Thirteen Democratic presidential candidates took the stage at the Iowa Democratic Party’s “Liberty and Justice Celebration” late Friday in Des Moines, Iowa — cheered on by thousands of supporters in stadium seating and on the floor of the Wells Fargo arena.
Campaign teams and voters lined the streets of downtown Des Moines to bring attention to and gain support for their favored candidate.
“Having rallies is about building a movement, it’s about connecting with voters, showing folks how excited we are about Warren’s plans and her vision for this country,” said Brian Gregory, a Sen. Elizabeth Warren campaign organizer in East Waterloo, Iowa.
Not only were Iowans present at the event, but also many people traveled more than hundreds of miles to support their candidate.
“We go all over the country to volunteer in whatever way we can,” said Carole Callaghan, a volunteer with former Rep. Beto O'Rourke’s campaign who spoke to the Daily before O’Rourke announced he was dropping out of the race that afternoon.
The Liberty and Justice Celebration is the most attended and last big Iowa Democratic Party event before the Feb. 3, 2020, caucuses.
“We are working to make sure that this upcoming caucus is the most successful and accessible caucus that has ever been conducted here in Iowa,” said Tom Perez, chair of the Democratic National Committee.
Iowa is at the forefront of deciding how the Democratic primary plays out, with the caucuses playing a decisive role in the outcome of the race for the nomination.
“Iowa is a battleground state,” Perez said.
During the celebration, each candidate was allowed 12 minutes to speak to highlight their goals, accomplishments and try to rally more support.
Mayor Pete Buttigieg spoke first.
“I am here to launch the era that must come next,” Buttigieg said.
Former Vice President Joe Biden spoke next, discussing his past experiences with foreign policy and what he said was his fight against the National Rifle Association.
“The next president is going to be commander in chief of a world in disarray, there's going to be no time for on-the-job training," Biden said.
Businessman Andrew Yang “did the math” and spoke out about what he said were his successes in the race so far and the importance he said Iowans have as voters.

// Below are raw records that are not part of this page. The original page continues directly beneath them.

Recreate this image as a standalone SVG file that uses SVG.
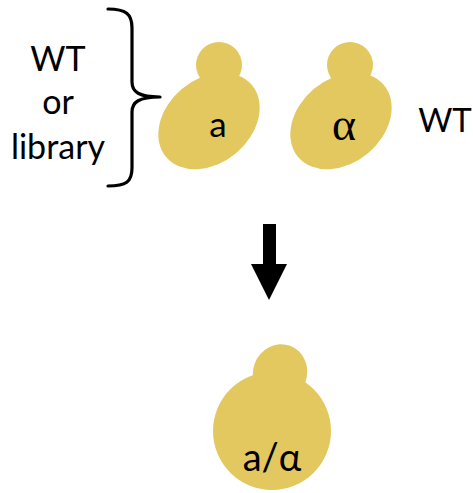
<svg xmlns="http://www.w3.org/2000/svg" width="473" height="493" viewBox="0 0 473 493">
  <style>
    .cell { fill: #E3C860; }
    .lbl { font-family: Lato, "Open Sans", "Liberation Sans", sans-serif; fill: #000; }
    .greek { font-family: "Liberation Serif", "DejaVu Serif", serif; fill: #000; }
  </style>
  <rect width="473" height="493" fill="#fff"/>

  <!-- strain label and brace -->
  <g id="strain-label">
    <text class="lbl" x="58" y="71" font-size="34" text-anchor="middle">WT</text>
    <text class="lbl" x="58" y="114" font-size="34" text-anchor="middle">or</text>
    <text class="lbl" x="58" y="159" font-size="34" text-anchor="middle">library</text>
  </g>
  <g id="brace">
    <path d="M108,9 C126,9 132,14 132,28 L132,82 C132,92 139,97 160,97 C139,97 132,102 132,112 L132,168 C132,182 126,186 108,186" fill="none" stroke="#000" stroke-width="3.2" stroke-linecap="round" stroke-linejoin="round"/>
  </g>

  <!-- mating type a cell -->
  <g id="cell-a">
    <circle class="cell" cx="219" cy="65" r="23"/>
    <ellipse class="cell" cx="209" cy="121" rx="56" ry="42" transform="rotate(-40 209 121)"/>
    <text class="lbl" x="218" y="137" font-size="35" text-anchor="middle">a</text>
  </g>

  <!-- mating type alpha cell -->
  <g id="cell-alpha">
    <circle class="cell" cx="350" cy="65" r="23"/>
    <ellipse class="cell" cx="341" cy="121" rx="56" ry="42" transform="rotate(-40 341 121)"/>
    <text class="greek" x="344" y="140" font-size="46" text-anchor="middle">α</text>
  </g>

  <g id="wt-label">
    <text class="lbl" x="445" y="132" font-size="33" text-anchor="middle">WT</text>
  </g>

  <!-- mating arrow -->
  <g id="connectors">
    <rect x="263" y="224" width="13" height="41" fill="#000"/>
    <polygon points="251,264 287,264 269,300" fill="#000"/>
  </g>

  <!-- diploid a/alpha cell -->
  <g id="cell-diploid">
    <ellipse class="cell" cx="280" cy="373" rx="27" ry="29" transform="rotate(20 280 373)"/>
    <ellipse class="cell" cx="272" cy="431" rx="59" ry="59"/>
    <text class="lbl" x="272" y="471" font-size="38" text-anchor="middle">a/α</text>
  </g>
</svg>
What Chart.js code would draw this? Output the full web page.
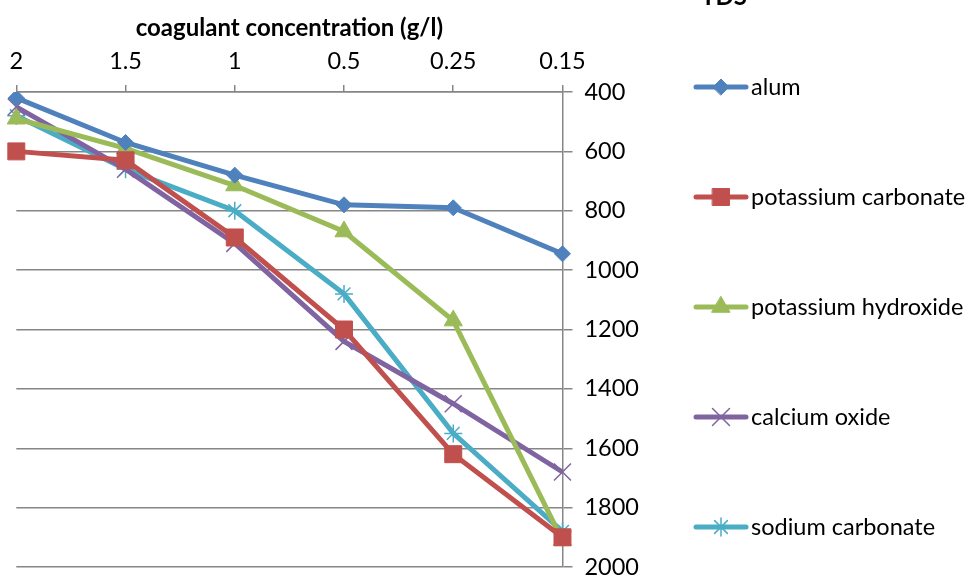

“Each Iowan in this room is worth 1,000 Californians, and when I look around this arena tonight I do not just see 14,000 Iowans, I see 14 million Californians,” Yang said.
Warren brought up why she said she believed the United States needs “big structural change” by discussing the companies that have “taken from Americans.”
“Our Democracy has been hijacked by the rich and powerful,” Warren said. “2020 is our time in history, 2020 is our time to fight hard and win.”
Sen. Kamala Harris said those present at the event should unite in order to “fight for the best of our country and democracy” and come together to “defeat Trump.”
“We all have more in common than what separates us; a harm against anyone is a harm against everyone,” Harris said.
Sen. Bernie Sanders donated $20,000 from his campaign to the Iowa Democratic Party. The money originally would have been used to buy Sanders’ supporters tickets to attend the event. Instead, the Sanders campaign hosted a watch party for his supporters off-site of the Liberty and Justice Celebration.
Sanders spoke on health care and education, along with the climate crisis.
“Saving the planet is not a debatable issue,” Sanders said.
Several candidates highlighted their connections to the Midwest and Iowa.
Sen. Amy Klobuchar said she can “see Iowa from my porch” in Minnesota. Buttigieg also spoke of his proximity to Iowa.
“My office is six hours down I-80, here in the Midwest,” Buttigieg said.
The event finished late in the night, with the arena largely emptied out as Gov. Steve Bullock spoke last of all the candidates.
No matter who makes it to “the mountain top,” Democrats will come together to support him or her in the 2020 election, Perez said.